═════ DATA EXTRACT ═════

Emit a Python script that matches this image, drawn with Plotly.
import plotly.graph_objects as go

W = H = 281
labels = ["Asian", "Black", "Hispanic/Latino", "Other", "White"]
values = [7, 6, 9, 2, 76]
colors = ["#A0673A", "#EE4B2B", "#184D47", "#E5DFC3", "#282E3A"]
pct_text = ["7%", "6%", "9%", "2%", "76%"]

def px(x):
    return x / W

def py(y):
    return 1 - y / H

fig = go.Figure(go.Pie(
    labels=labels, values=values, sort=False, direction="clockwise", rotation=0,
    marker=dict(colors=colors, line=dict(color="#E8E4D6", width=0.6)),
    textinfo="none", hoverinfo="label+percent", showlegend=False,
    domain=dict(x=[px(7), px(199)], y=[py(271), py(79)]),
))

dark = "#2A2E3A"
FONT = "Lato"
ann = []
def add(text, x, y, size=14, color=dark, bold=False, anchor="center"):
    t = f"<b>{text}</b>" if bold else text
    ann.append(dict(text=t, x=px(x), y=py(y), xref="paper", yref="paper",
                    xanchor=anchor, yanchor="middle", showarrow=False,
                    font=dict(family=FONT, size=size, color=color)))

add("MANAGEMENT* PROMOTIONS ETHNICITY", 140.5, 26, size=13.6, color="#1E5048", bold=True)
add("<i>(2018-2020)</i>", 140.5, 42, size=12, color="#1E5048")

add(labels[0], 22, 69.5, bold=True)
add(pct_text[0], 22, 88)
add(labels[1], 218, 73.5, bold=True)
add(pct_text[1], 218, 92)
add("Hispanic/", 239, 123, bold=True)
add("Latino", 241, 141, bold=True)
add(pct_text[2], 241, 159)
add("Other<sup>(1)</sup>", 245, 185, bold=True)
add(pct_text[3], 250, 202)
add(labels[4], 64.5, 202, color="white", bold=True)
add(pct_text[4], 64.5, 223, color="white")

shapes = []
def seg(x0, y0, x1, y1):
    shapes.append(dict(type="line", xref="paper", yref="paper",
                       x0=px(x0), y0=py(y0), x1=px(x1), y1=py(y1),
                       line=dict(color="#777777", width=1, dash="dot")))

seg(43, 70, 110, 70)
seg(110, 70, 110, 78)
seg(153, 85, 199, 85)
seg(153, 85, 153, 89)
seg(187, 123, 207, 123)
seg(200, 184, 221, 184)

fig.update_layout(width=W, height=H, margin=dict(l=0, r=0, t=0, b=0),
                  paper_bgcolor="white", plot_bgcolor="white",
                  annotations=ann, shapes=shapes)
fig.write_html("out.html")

═════

WHAT THE EXERCISE ASKS: Each line of the material should be duplicated exactly, please.

EXPECTED ANSWER:
Emit a Python script that matches this image, drawn with Plotly.
import plotly.graph_objects as go

W = H = 281
labels = ["Asian", "Black", "Hispanic/Latino", "Other", "White"]
values = [7, 6, 9, 2, 76]
colors = ["#A0673A", "#EE4B2B", "#184D47", "#E5DFC3", "#282E3A"]
pct_text = ["7%", "6%", "9%", "2%", "76%"]

def px(x):
    return x / W

def py(y):
    return 1 - y / H

fig = go.Figure(go.Pie(
    labels=labels, values=values, sort=False, direction="clockwise", rotation=0,
    marker=dict(colors=colors, line=dict(color="#E8E4D6", width=0.6)),
    textinfo="none", hoverinfo="label+percent", showlegend=False,
    domain=dict(x=[px(7), px(199)], y=[py(271), py(79)]),
))

dark = "#2A2E3A"
FONT = "Lato"
ann = []
def add(text, x, y, size=14, color=dark, bold=False, anchor="center"):
    t = f"<b>{text}</b>" if bold else text
    ann.append(dict(text=t, x=px(x), y=py(y), xref="paper", yref="paper",
                    xanchor=anchor, yanchor="middle", showarrow=False,
                    font=dict(family=FONT, size=size, color=color)))

add("MANAGEMENT* PROMOTIONS ETHNICITY", 140.5, 26, size=13.6, color="#1E5048", bold=True)
add("<i>(2018-2020)</i>", 140.5, 42, size=12, color="#1E5048")

add(labels[0], 22, 69.5, bold=True)
add(pct_text[0], 22, 88)
add(labels[1], 218, 73.5, bold=True)
add(pct_text[1], 218, 92)
add("Hispanic/", 239, 123, bold=True)
add("Latino", 241, 141, bold=True)
add(pct_text[2], 241, 159)
add("Other<sup>(1)</sup>", 245, 185, bold=True)
add(pct_text[3], 250, 202)
add(labels[4], 64.5, 202, color="white", bold=True)
add(pct_text[4], 64.5, 223, color="white")

shapes = []
def seg(x0, y0, x1, y1):
    shapes.append(dict(type="line", xref="paper", yref="paper",
                       x0=px(x0), y0=py(y0), x1=px(x1), y1=py(y1),
                       line=dict(color="#777777", width=1, dash="dot")))

seg(43, 70, 110, 70)
seg(110, 70, 110, 78)
seg(153, 85, 199, 85)
seg(153, 85, 153, 89)
seg(187, 123, 207, 123)
seg(200, 184, 221, 184)

fig.update_layout(width=W, height=H, margin=dict(l=0, r=0, t=0, b=0),
                  paper_bgcolor="white", plot_bgcolor="white",
                  annotations=ann, shapes=shapes)
fig.write_html("out.html")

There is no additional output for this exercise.